The Bureau of Economic Analysis released its preliminary estimate of 4th quarter GDP this morning. Since third quarter GDP had grown at an annual rate of 3.1%, economists were expecting it to have grown further in the 4th quarter, but at a slower rate – about 1.0%. So the financial community was shocked to learn that 4th quarter GDP actually fell at an annual rate of 0.1%, well below the low end of the range of expectations.
Of course, thanks to population growth, this means that real per capita GDP – your slice of the pie – fell even further, at an annual rate of decline of 0.9%. (The population grew at an annual rate of 0.8% in the 4th quarter.)
When the big jump in 3rd quarter GDP was released in the fall, just prior to the election, I accused the Obama administration of deliberately manipulating the timing of government expenditures to trump up the data and support the president’s claim that the economic recovery was gaining steam and that we needed to stay the course. The breakdown of 4th quarter GDP provided in the BEA news release corroborates that claim:
Real federal government consumption expenditures and gross investment decreased 15.0 percent in the fourth quarter, in contrast to an increase of 9.5 percent in the third. National defense decreased 22.2 percent, in contrast to an increase of 12.9 percent.
Such a huge swing in expenditures – especially the defense spending – is no accident.

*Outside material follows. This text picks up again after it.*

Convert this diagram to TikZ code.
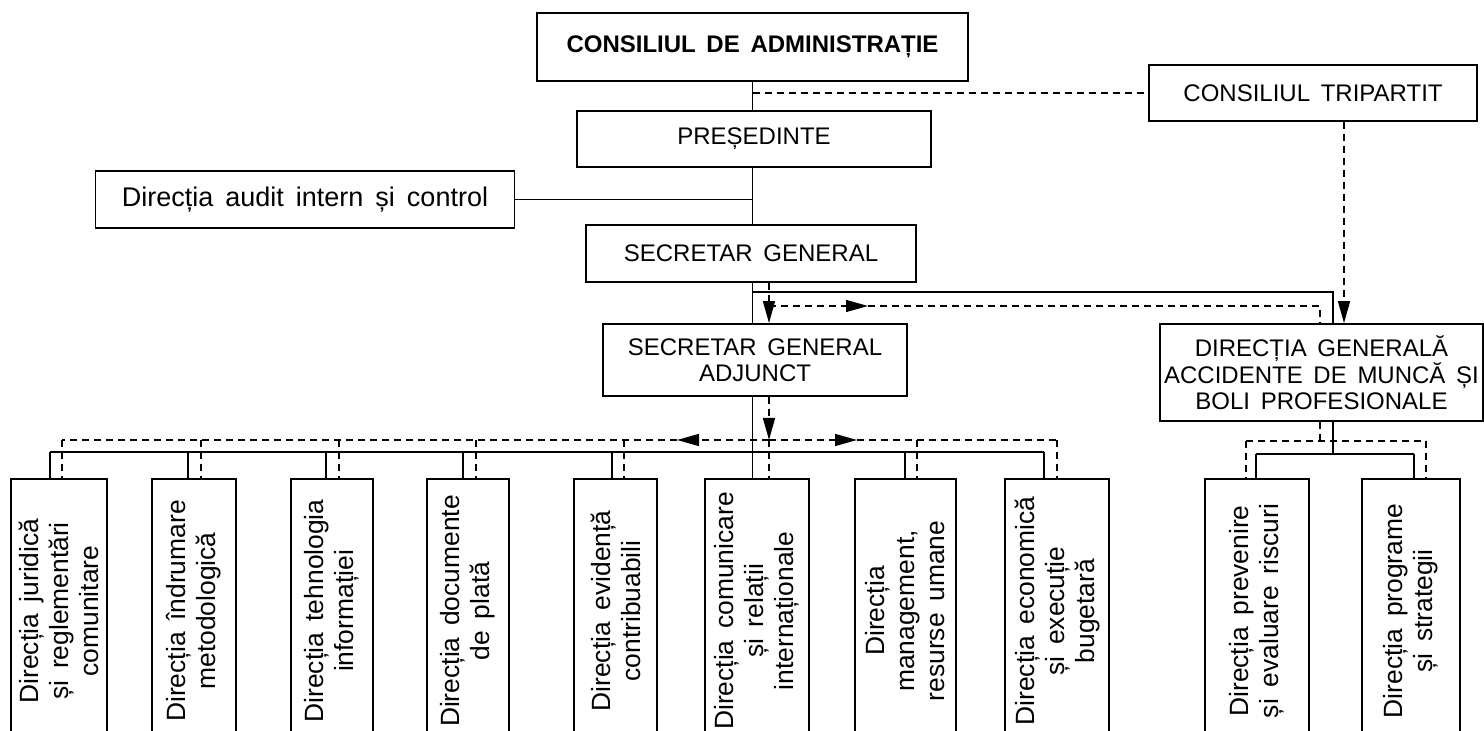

But wait, what about exports? One of the cornerstones of Obama’s economic plan was to double our exports in five years (as announced in January of 2010). Didn’t exports help? If you’ve been following this blog, you probably already know the answer:
Real exports of goods and services decreased 5.7 percent in the fourth quarter, in contrast to an increase of 1.9 percent in the third.
Exports are declining – 3.8% in the past 6 months.
The question now is whether the decline in GDP will continue. Two consecutive quarterly declines constitutes a recession. Is this the start of the double-dip that has been held at bay by massive stimulus spending, spending that’s now drying up as a result of the fiscal cliff resolution and upcoming big defense spending cuts? Maybe. Personal consumption expenditures held up pretty well in the 4th quarter as they usually do, fed by the holiday shopping frenzy. But that’s not likely to continue now that tax rates have risen by 2%.
Real per capita GDP, though it has recovered somewhat from the 2008/2009 “Great Recession,” remains almost $1,000 below its pre-recession level, and this may be as good as it gets. In a society that has already breached its economically optimum population density – the point at which per capita consumption is driven into decline by over-crowding – it comes as no surprise that everyone’s slice of the economic pie is diminishing.